I’ve been putting together a small proof-of-concept API using R and {plumber}
. It works flawlessly on my local machine and I was planning on deploying it on an EC2 instance to demo it for a client. However, I ran into a snag: despite opening the required port in my Security Group I was not able to access the API. This is what I needed to do to get it working.
This Didn’t Work
I spun up an EC2 instance and applied a very liberal Security Group: access allowed on all ports from any location. Disaster from a security perspective, but flexible enough to just to get things working.
I installed R and all of the required dependencies and the started the API.
library(plumber)
r <- plumb("api.R")
r$run(port = 8000)
Everything looking good so far.
I tested the API locally on the EC2 instance using curl
and it worked as expected. Awesome! I felt like I was on the finishing straight.
Next I tried to access it using the browser from my local machine.
Not good. I checked to see if I could access it using telnet
.
telnet ec2-54-172-17-150.compute-1.amazonaws.com 8000
Trying 54.172.17.150...
telnet: Unable to connect to remote host: Connection refused
Same story. Time to do some research.
Investigation
A combination of Google and StackOverflow (as usual) came to the rescue.

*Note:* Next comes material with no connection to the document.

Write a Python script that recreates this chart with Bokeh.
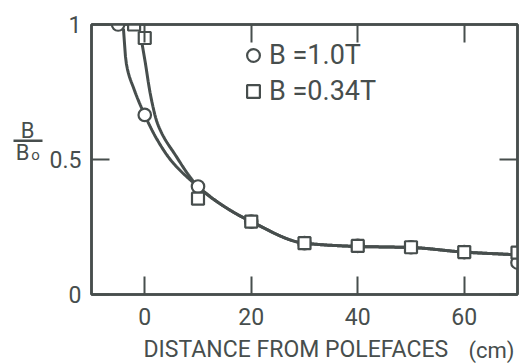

First I checked for any firewall rules that might be blocking the port.
sudo iptables -L
Chain INPUT (policy ACCEPT)
target prot opt source destination
Chain FORWARD (policy DROP)
target prot opt source destination
Chain OUTPUT (policy ACCEPT)
target prot opt source destination
Nothing untoward there. Next I checked what ports were being listened on.
netstat -an | grep 8000
tcp 0 0 127.0.0.1:8000 0.0.0.0:* LISTEN
Aha! Something is listening on port 8000 but only on the loopback interface. That’s probably the problem.
Fixing It
I had to rummage through the plumber
source on GitHub to find this, but it turns out that you can specify a host
parameter as well.
library(plumber)
r <- plumb("api.R")
r$run(host = "0.0.0.0", port = 8000)
Let’s check those ports again.
netstat -an | grep 8000
tcp 0 0 0.0.0.0:8000 0.0.0.0:* LISTEN
The API should now be visible outside of localhost
.
Success
This small change made all the difference. The API now works perfectly from the EC2 instance.
Note to self (again!): what works locally might very well not work when deployed.